The interantional ratings agency had on Wednesday affirmed its short-term foreign-currency IDR at 'F1'. The outlook on the long-term IDRs is stable. 

“At the same time, Fitch has downgraded Petronas' foreign-currency senior unsecured rating and the ratings on debt issued by Petronas Capital Ltd and guaranteed by Petronas to 'A-' from 'A'. 

“However, Petronas continues to maintain a strong standalone credit profile, assessed by Fitch at 'AA-'.”

Fitch said the rating actions follow the downgrade of Malaysia's long-term local-currency (LTLC) IDR to 'A-' from 'A', in line with the updated guidance contained in Fitch's revised Sovereign Rating Criteria dated July 18.

Fitch said Malaysia's credit profile no longer supports a notching up of the LTLC IDR above the long-term foreign-currency IDR. 

“This reflects Fitch's view that neither of the two key factors cited in the criteria that support upward notching of the LTLC IDR are present for Malaysia. 

“Those two key factors are: (i) strong public finance fundamentals relative to external finance fundamentals; and (ii) previous preferential treatment of local-currency creditors relative to foreign-currency creditors,” it said. 

Fitch said Petronas IDRs are constrained by Malaysia's IDRs. The reasons in support of Malaysia's LTLC IDR downgrade also weaken the case for rating Petronas' foreign-currency obligations above the sovereign foreign-currency rating. 

Petronas is 100%-owned by Malaysia and the government can exert significant influence over its operating and financial policies.

“Despite weakened oil and gas prices, Petronas continues to maintain a strong 'AA-' standalone credit profile.
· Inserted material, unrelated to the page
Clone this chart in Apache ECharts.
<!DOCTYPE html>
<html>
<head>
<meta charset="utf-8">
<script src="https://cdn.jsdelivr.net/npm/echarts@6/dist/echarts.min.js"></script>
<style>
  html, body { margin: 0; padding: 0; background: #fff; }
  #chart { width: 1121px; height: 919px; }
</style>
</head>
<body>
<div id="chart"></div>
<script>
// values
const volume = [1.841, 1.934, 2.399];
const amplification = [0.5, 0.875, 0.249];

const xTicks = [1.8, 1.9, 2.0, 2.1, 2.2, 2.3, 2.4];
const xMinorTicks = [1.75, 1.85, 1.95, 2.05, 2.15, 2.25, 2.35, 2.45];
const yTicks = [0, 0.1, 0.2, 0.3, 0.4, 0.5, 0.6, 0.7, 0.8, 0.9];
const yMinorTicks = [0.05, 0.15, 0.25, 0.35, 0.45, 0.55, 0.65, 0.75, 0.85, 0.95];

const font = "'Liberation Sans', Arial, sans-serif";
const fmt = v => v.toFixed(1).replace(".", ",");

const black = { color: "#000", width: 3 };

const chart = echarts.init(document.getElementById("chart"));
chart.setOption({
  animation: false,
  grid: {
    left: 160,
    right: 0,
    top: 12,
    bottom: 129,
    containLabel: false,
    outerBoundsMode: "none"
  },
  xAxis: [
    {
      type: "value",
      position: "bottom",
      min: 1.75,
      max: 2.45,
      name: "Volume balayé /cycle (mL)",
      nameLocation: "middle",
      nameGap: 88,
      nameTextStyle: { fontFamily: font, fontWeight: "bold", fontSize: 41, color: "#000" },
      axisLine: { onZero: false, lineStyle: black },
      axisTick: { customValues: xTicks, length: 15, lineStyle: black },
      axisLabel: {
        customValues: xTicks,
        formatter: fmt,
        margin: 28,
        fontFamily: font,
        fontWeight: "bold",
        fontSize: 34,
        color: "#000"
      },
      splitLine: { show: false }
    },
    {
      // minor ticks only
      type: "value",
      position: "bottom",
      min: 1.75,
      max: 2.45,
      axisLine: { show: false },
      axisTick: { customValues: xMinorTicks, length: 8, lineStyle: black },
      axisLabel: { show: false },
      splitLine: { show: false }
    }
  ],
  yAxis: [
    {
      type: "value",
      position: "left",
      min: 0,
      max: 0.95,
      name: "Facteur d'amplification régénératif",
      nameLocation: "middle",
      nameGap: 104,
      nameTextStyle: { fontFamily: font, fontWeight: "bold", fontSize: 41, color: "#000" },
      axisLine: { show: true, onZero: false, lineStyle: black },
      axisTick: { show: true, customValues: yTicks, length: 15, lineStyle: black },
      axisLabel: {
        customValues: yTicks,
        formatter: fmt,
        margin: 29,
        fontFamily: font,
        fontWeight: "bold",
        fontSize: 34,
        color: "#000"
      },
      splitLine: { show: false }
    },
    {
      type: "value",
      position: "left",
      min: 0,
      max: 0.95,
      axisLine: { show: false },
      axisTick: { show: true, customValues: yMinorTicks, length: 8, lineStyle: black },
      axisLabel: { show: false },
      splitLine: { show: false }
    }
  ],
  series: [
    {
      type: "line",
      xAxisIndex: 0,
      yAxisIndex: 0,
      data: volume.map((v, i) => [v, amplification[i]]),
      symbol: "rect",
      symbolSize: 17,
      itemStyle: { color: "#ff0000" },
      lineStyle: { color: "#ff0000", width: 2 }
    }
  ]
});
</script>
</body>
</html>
The rating headroom for its standalone profile has, however, narrowed due to pressure on operating cash generation from sustained low oil prices, and the likely slow recovery of prices over the forecast period, despite a reduction in dividend payout. 

“Malaysia has reduced its expectations for dividends from Petronas in the current low oil price environment which benefits the company's financial profile. Petronas' rating also benefits from significant capex and opex savings announced by the company totalling RM50bil through 2020.

Fitch expects Petronas to pay a lower dividend of RM16bil in 2016, down from RM26bil in 2015 and RM29bil in 2014. 

“With this reduction in dividends, Fitch expects Petronas to meet a majority of its capex from internal cash generation, even though operating cash generation is likely to be weaker due to low commodity prices. However, in Fitch's view, Petronas will continue to make sizeable contributions to the government's revenue. Any sustained reduction in its dividend payments remains predicated on the government's policy and its financial requirements given the government's reliance on Petronas for state revenue. 

Significant Medium-Term Capex: Fitch expects PETRONAS' capex programme to remain significant, including capex on the downstream Refinery and Petrochemical Integrated Development (RAPID) project in Malaysia and the liquefaction and production facilities associated with its Canadian joint venture, Pacific NorthWest LNG project. 

Fitch expects Petronas' free cash flows (FCF) to remain weak, reflecting the expected slow recovery of oil prices, high committed capex and dividend payments. 

Petronas' financial flexibility, however, remains strong as it benefits from lower dividend payments in 2015 and 2016, as well as lower funding costs for its US$5bil bond issuance in March 2015. 

Petronas also had substantial cash balances of RM116bil at March 31, 2016, and was in a net cash position given its relatively low indebtedness of about RM54bil. 

Its leverage, as measured by funds from operations (FFO)-adjusted net leverage, was negative at 0.7 times (a net cash position), and its FFO interest coverage was at 27 times for 2015. 

Fitch's key assumptions within its rating case for the issuer include oil price based on Fitch's Brent price deck of US$33 barrel (bbl) in 2016, US$45 in 2017 and US$55 in 2018

It also assumes dividend payment of RM16bil in 2016 while capex to average RM50bil over 2016 to 2018.